On October 7, 2016, the Article 29 Working Party (the “Working Party”) published a summary of the discussions that took place at its “Fablab” workshop entitled GDPR/from concepts to operational toolbox, DIY, which took place on July 26, 2016, in Brussels.
The Fablab workshop gathered more than 90 participants, including 40 representatives from data protection authorities, to discuss certain operational and practical issues linked to the EU General Data Protection Regulation (“GDPR”) with representatives of industry, civil society, academics and relevant associations. The objective of the workshop was for the Working Party to develop, by the end of this year, best practices and guidelines for the implementation of the GDPR, in particular with respect to the following topics:
- Data Protection Officer (“DPO”). The participants discussed the need for a flexible interpretation of the criteria that will trigger the obligation for a data controller to appoint a DPO, the requirements regarding the designation of the DPO, conflicts of interests and the main duties of the data controller or data processor regarding the DPO. Amongst other topics, the participants of the Fablab discussed the following points:
- the location of the DPO (i.e., whether the DPO can be located outside of the EU);
- the nature of the DPO’s liability (i.e., civil or criminal liability); and
- whether a company that has voluntarily appointed a DPO should be subject to the provisions of the GDPR applicable to DPOs.

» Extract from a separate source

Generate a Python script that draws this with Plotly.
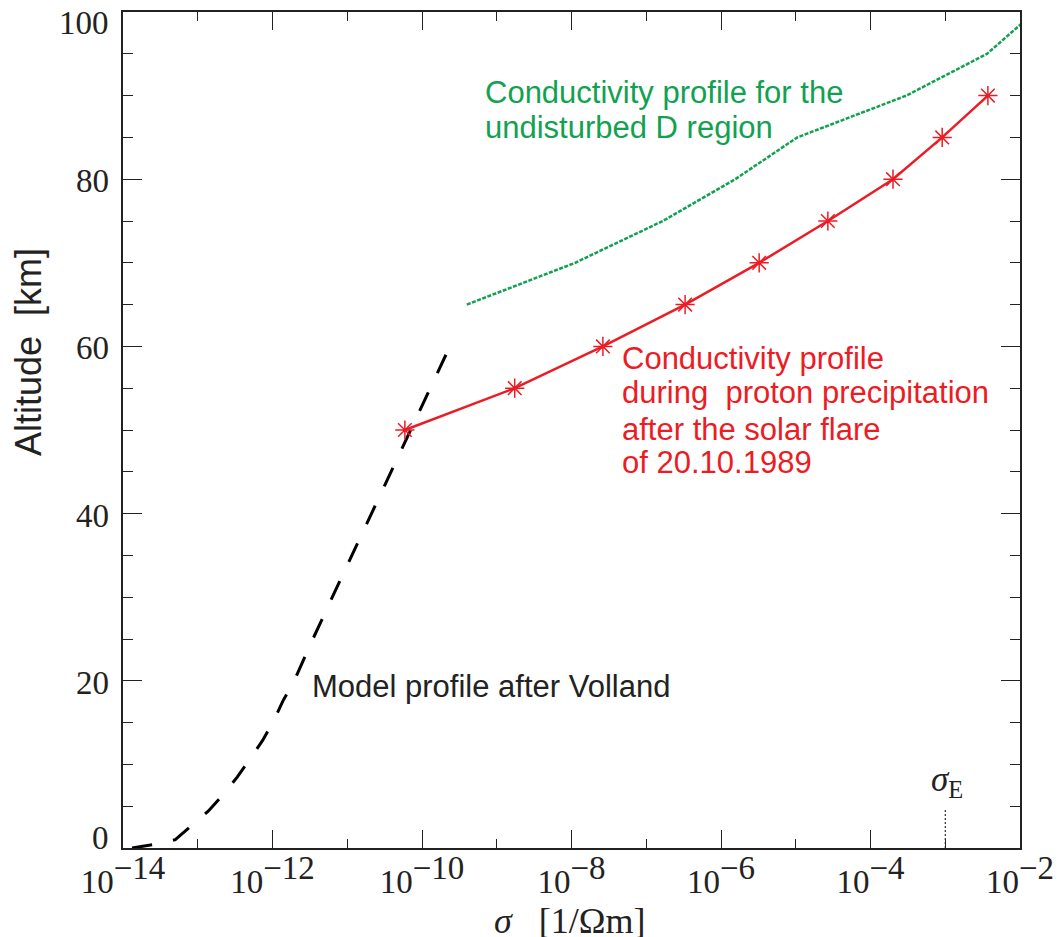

- Data Portability. The participants discussed several general concerns with respect to this newly introduced right; in particular:
- the scope of the data portability right (i.e., which types of personal data are covered by such right);
- the degree of investment that is expected from data controllers to comply with such right;
- the types of data that individuals would be most interested in; and
- how to ensure interoperability between systems to allow data controllers to share personal data between them.
- Data Protection Impact Assessment (“DPIA”) Risks. The participants discussed the risks and benefits of DPIAs, and called for greater clarity on the circumstances in which a DPIA is required.
- Certification. The discussion focused on the four essential elements of the certification mechanisms under the GDPR; in particular:
- The most relevant models to develop privacy certification mechanisms in the EU. The participants agreed that, ideally, there should be a uniform and well-known European certification scheme guaranteeing the level of uniformity and high standards.
- The accreditation procedure and the roles and obligations of accreditation and certification bodies, as well as data protection authorities.
- The main elements of a certification scheme, including a common and transparent level of evaluation and a clear focus on privacy instead of IT security.
- An effective and meaningful certification procedure. The participants discussed potential threats and recommended procedures for mitigation of these threats with respect to the certification mechanism (e.g., consequences of a failure to certify).
The Working Party will organize another FabLab workshop in 2017 to discuss other operational and practical issues relating to the implementation of the GDPR.